January 19, 2015: Former Republican presidential candidate Rick Santorum at the South Carolina Tea Party Convention in Myrtle Beach, SC. Leigh Ann Caldwell

Rick Santorum, who is contemplating another run for the White House, is working to remind voters that he was pretty successful last presidential race. At a tea party conference in South Carolina, Santorum reminded conservative participants that he gave the Republican nominee a good run.

“I ended up competing in 30 states and winning in 11. I was the last person standing,” Santorum told South Carolina tea party activists.

The former Pennsylvania Senator had little money but forced eventual nominee Mitt Romney to compete in the Republican primary far longer than any observer anticipated. When Santorum officially conceded the nomination in April, after more than half of the states had voted, most thought that would be the end of his political aspirations.

"That’s part of the process here - does it feel the same way (as it did in 2012)?"

But Santorum, despite losing his Senate seat in 2006 and the Republican nomination in 2012, is once again considering a bid for the White House. And he thanked the tea party crowd for their sustainability, in what could have easily been a plea for his candidacy: “Thank you for keeping the flame alive."

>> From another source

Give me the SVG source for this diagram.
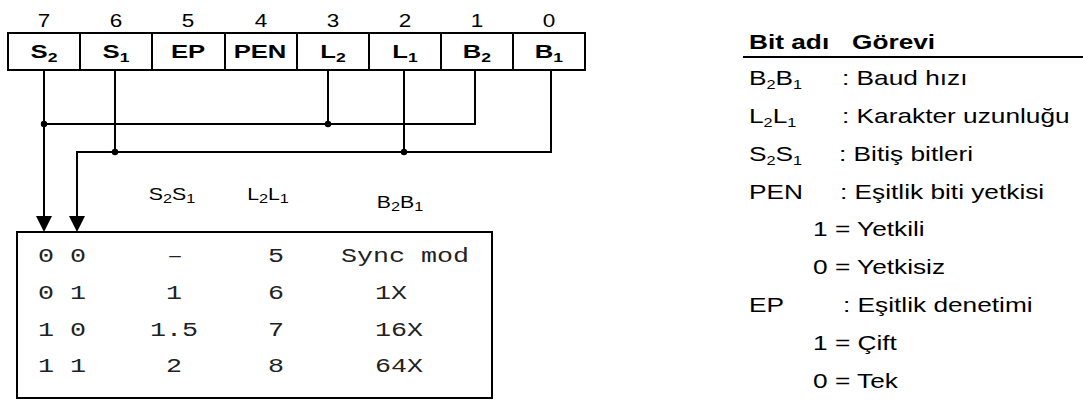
<svg xmlns="http://www.w3.org/2000/svg" width="1083" height="403" viewBox="0 0 1083 403">
<style>
.num{font-family:"Liberation Sans",Arial,sans-serif;font-size:18px;text-anchor:middle;fill:#000}
.cell{font-family:"Liberation Sans",Arial,sans-serif;font-size:19px;font-weight:bold;text-anchor:middle;fill:#000}
.hdr{font-family:"Liberation Sans",Arial,sans-serif;font-size:17px;text-anchor:middle;fill:#000}
.mono{font-family:"Liberation Mono","Courier New",monospace;font-size:21px;fill:#222}
.leg{font-family:"Liberation Sans",Arial,sans-serif;font-size:21px;fill:#000}
.legb{font-family:"Liberation Sans",Arial,sans-serif;font-size:21px;font-weight:bold;fill:#000}
.ln{fill:none;stroke:#000;stroke-width:2}
.dot{fill:#000}
.sub{font-size:13px}
</style>
<rect width="1083" height="403" fill="#fff"/>
<g id="register">
<rect class="ln" x="8" y="33" width="577" height="37"/>
<path class="ln" d="M80,33V70M152,33V70M225,33V70M297,33V70M369,33V70M441,33V70M513,33V70"/>
<text class="num" transform="translate(44,27) scale(1.25,1)">7</text>
<text class="num" transform="translate(116,27) scale(1.25,1)">6</text>
<text class="num" transform="translate(188,27) scale(1.25,1)">5</text>
<text class="num" transform="translate(261,27) scale(1.25,1)">4</text>
<text class="num" transform="translate(333,27) scale(1.25,1)">3</text>
<text class="num" transform="translate(405,27) scale(1.25,1)">2</text>
<text class="num" transform="translate(477,27) scale(1.25,1)">1</text>
<text class="num" transform="translate(549,27) scale(1.25,1)">0</text>
<text class="cell" transform="translate(44,58) scale(1.35,1)">S<tspan class="sub" dy="4">2</tspan></text>
<text class="cell" transform="translate(116,58) scale(1.35,1)">S<tspan class="sub" dy="4">1</tspan></text>
<text class="cell" transform="translate(188,58) scale(1.35,1)">EP</text>
<text class="cell" transform="translate(260,58) scale(1.35,1)">PEN</text>
<text class="cell" transform="translate(333,58) scale(1.35,1)">L<tspan class="sub" dy="4">2</tspan></text>
<text class="cell" transform="translate(405,58) scale(1.35,1)">L<tspan class="sub" dy="4">1</tspan></text>
<text class="cell" transform="translate(477,58) scale(1.35,1)">B<tspan class="sub" dy="4">2</tspan></text>
<text class="cell" transform="translate(549,58) scale(1.35,1)">B<tspan class="sub" dy="4">1</tspan></text>
</g>
<g id="connectors">
<path class="ln" d="M475,70V124H44"/>
<path class="ln" d="M44,70V218"/>
<path class="ln" d="M328,70V124"/>
<path class="ln" d="M551,70V152H77V218"/>
<path class="ln" d="M115,70V152"/>
<path class="ln" d="M404,70V152"/>
<circle class="dot" cx="44" cy="124" r="3.2"/>
<circle class="dot" cx="328" cy="124" r="3.2"/>
<circle class="dot" cx="115" cy="152" r="3.2"/>
<circle class="dot" cx="404" cy="152" r="3.2"/>
<polygon points="36,216 52,216 44,232"/>
<polygon points="69,216 85,216 77,232"/>
</g>
<g id="table">
<rect class="ln" x="17" y="232" width="475" height="166"/>
<text class="hdr" transform="translate(172,200) scale(1.25,1)">S<tspan class="sub" dy="3">2</tspan><tspan dy="-3">S</tspan><tspan class="sub" dy="3">1</tspan></text>
<text class="hdr" transform="translate(268,200) scale(1.25,1)">L<tspan class="sub" dy="3">2</tspan><tspan dy="-3">L</tspan><tspan class="sub" dy="3">1</tspan></text>
<text class="hdr" transform="translate(400,208) scale(1.25,1)">B<tspan class="sub" dy="3">2</tspan><tspan dy="-3">B</tspan><tspan class="sub" dy="3">1</tspan></text>
<text class="mono" transform="translate(38,262) scale(1.27,1)">0 0</text>
<text class="mono" transform="translate(38,299) scale(1.27,1)">0 1</text>
<text class="mono" transform="translate(38,336) scale(1.27,1)">1 0</text>
<text class="mono" transform="translate(38,372) scale(1.27,1)">1 1</text>
<text class="mono" transform="translate(167,262) scale(1.27,1)">–</text>
<text class="mono" transform="translate(166,299) scale(1.27,1)">1</text>
<text class="mono" transform="translate(150,336) scale(1.27,1)">1.5</text>
<text class="mono" transform="translate(166,372) scale(1.27,1)">2</text>
<text class="mono" transform="translate(268,262) scale(1.27,1)">5</text>
<text class="mono" transform="translate(268,299) scale(1.27,1)">6</text>
<text class="mono" transform="translate(268,336) scale(1.27,1)">7</text>
<text class="mono" transform="translate(268,372) scale(1.27,1)">8</text>
<text class="mono" transform="translate(341,262) scale(1.27,1)">Sync mod</text>
<text class="mono" transform="translate(375,299) scale(1.27,1)">1X</text>
<text class="mono" transform="translate(375,336) scale(1.27,1)">16X</text>
<text class="mono" transform="translate(375,372) scale(1.27,1)">64X</text>
</g>
<g id="legend">
<text class="legb" transform="translate(749,49) scale(1.25,1)">Bit adı</text>
<text class="legb" transform="translate(852,49) scale(1.25,1)">Görevi</text>
<path class="ln" d="M743,57H1083"/>
<text class="leg" transform="translate(749,85) scale(1.25,1)">B<tspan class="sub" dy="4">2</tspan><tspan dy="-4">B</tspan><tspan class="sub" dy="4">1</tspan></text>
<text class="leg" transform="translate(842,85) scale(1.25,1)">: Baud hızı</text>
<text class="leg" transform="translate(749,123) scale(1.25,1)">L<tspan class="sub" dy="4">2</tspan><tspan dy="-4">L</tspan><tspan class="sub" dy="4">1</tspan></text>
<text class="leg" transform="translate(842,123) scale(1.25,1)">: Karakter uzunluğu</text>
<text class="leg" transform="translate(749,161) scale(1.25,1)">S<tspan class="sub" dy="4">2</tspan><tspan dy="-4">S</tspan><tspan class="sub" dy="4">1</tspan></text>
<text class="leg" transform="translate(839,161) scale(1.25,1)">: Bitiş bitleri</text>
<text class="leg" transform="translate(749,199) scale(1.25,1)">PEN</text>
<text class="leg" transform="translate(840,199) scale(1.25,1)">: Eşitlik biti yetkisi</text>
<text class="leg" transform="translate(813,236) scale(1.25,1)">1 = Yetkili</text>
<text class="leg" transform="translate(813,274) scale(1.25,1)">0 = Yetkisiz</text>
<text class="leg" transform="translate(749,312) scale(1.25,1)">EP</text>
<text class="leg" transform="translate(843,312) scale(1.25,1)">: Eşitlik denetimi</text>
<text class="leg" transform="translate(813,350) scale(1.25,1)">1 = Çift</text>
<text class="leg" transform="translate(813,388) scale(1.25,1)">0 = Tek</text>
</g>
</svg>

In an interview following his speech, Santorum seemed truly undecided if he was going to move forward. "There's a lot that goes into running for president. I know that," Santorum mused.

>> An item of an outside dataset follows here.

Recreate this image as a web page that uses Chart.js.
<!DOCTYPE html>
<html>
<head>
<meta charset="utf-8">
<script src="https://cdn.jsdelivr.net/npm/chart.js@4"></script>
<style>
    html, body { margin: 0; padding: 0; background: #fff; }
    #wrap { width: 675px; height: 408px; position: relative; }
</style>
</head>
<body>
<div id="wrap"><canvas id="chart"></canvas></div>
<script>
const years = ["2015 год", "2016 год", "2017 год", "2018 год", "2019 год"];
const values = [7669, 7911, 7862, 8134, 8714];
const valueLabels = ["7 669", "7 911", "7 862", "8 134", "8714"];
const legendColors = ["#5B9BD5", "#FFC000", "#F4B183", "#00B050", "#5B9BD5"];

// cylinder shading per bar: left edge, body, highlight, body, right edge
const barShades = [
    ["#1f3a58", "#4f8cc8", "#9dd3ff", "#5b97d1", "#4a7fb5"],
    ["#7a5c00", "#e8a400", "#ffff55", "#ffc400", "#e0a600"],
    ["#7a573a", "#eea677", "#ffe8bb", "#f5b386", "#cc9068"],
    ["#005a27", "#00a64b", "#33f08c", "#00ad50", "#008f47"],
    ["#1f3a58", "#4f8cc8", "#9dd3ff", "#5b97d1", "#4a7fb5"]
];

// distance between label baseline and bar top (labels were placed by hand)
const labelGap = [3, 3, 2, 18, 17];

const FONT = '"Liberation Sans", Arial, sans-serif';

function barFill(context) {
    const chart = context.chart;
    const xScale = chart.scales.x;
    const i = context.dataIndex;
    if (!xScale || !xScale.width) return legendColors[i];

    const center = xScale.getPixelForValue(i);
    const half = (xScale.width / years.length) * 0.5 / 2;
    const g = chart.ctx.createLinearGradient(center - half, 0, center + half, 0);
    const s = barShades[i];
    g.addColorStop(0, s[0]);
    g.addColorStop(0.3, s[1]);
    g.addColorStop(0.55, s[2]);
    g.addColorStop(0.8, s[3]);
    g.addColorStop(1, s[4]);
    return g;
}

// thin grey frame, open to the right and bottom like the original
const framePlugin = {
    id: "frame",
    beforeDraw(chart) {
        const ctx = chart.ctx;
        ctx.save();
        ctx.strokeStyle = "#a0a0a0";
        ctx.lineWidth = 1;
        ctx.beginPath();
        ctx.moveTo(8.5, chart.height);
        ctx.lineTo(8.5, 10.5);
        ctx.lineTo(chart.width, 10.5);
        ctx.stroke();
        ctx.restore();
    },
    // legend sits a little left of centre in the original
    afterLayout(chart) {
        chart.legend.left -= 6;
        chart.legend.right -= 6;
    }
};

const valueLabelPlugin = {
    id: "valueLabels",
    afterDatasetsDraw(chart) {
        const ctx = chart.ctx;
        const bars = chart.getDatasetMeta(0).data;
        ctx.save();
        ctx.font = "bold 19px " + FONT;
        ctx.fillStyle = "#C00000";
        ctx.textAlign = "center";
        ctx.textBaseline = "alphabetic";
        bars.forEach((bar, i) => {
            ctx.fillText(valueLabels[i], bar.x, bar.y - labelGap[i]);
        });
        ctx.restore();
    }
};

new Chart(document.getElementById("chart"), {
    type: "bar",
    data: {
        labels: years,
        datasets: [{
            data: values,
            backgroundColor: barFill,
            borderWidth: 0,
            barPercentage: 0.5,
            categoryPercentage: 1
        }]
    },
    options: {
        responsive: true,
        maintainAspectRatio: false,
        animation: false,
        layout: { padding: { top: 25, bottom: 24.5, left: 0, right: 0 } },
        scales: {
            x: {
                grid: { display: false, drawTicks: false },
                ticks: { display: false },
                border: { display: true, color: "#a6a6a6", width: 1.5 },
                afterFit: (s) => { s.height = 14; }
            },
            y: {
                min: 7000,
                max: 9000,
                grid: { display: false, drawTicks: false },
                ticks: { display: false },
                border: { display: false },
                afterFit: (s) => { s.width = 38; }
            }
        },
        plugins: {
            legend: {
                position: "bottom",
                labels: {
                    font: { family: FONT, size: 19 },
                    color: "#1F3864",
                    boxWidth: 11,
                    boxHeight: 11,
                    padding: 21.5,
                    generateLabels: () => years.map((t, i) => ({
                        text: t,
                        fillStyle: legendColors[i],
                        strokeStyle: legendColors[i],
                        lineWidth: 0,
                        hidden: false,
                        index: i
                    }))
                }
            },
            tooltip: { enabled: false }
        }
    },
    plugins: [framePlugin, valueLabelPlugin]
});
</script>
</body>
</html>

He is fresh off a weekend in Scottsdale, Arizona, organized by wealthy Republican donor Foster Friess, who largely floated Santorum's 2012 campaign.

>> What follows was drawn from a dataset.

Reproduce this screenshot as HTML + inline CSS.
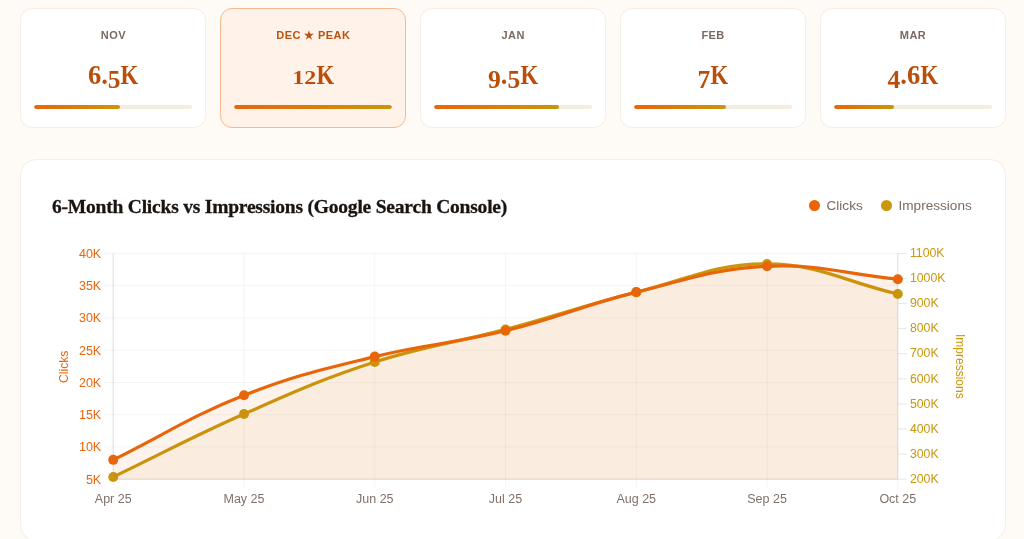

"Foster is a great encourager. He’s such a positive and optimistic guy," Santorum said, adding that he and the assembled group talked about "what a campaign might look like."

"It’s just another step in the process," Santorum said.

Santorum said another step in the process is talking to this tea party group in an early primary state. It's the first time he's addressed a crowd since the presidential campaign has unofficially gotten underway. "It's a tough crowd," Santorum noted, because they are very passionate about their beliefs.

He thinks he did ok. When asked if he felt energized or dread when he was up on that stage, Santorum wouldn't say, but he said, "That’s part of the process here - does it feel the same way (as it did in 2012)?"

Santorum's campaign in 2012 was largely defined by his anti-abortion stances and statements regarding contraception and other "crazy stuff that doesn't have anything to do with anything" as Santorum put it. He blamed himself for opening his mouth and saying "dumb things."

Santorum: GOP 'hostile' to working folks 6:30

During his speech, Santorum talked about the importance of family and life, but didn't wade into social issues. He did, however, pan his former – and potential future – challenger, Mitt Romney, for failing to obtain a significant portion of the lower and middle income vote.

“And guess what, our candidate only got 19% of that vote,” Santorum said. “We better have a … movement that addresses and cares about the people who are losing hope.”

It’s notable that Romney, during his public declaration that he is thinking about another run, focused on addressing the issue of poverty. And he’s not the only one. Sen. Rand Paul of Kentucky has also made poverty a component of his platform.

Santorum discussed many of the same topics as Texas Sen. Ted Cruz and Dr. Ben Carson, also potential presidential candidates who attended the conference. He decried the Affordable Care Act and Common Core educational standards, an issue that has become central to many conservatives’ concerns, and said that President Obama needs to “define” ISIS and other elements committing terrorists acts as Islamic fascists or Islamic extremists.

But the problem facing Santorum is that many of his supporters have moved on. With a crowded field of Republican presidential candidates expected that is likely to include a new crop of Republicans, Santorum’s challenge is going to re-excite is supporters.

“I’ve worn a Santorum sweater. I have one in my car," said Dean Anderson, an 84-year-old Greenville resident. The problem: “He doesn’t have a chance of getting elected.”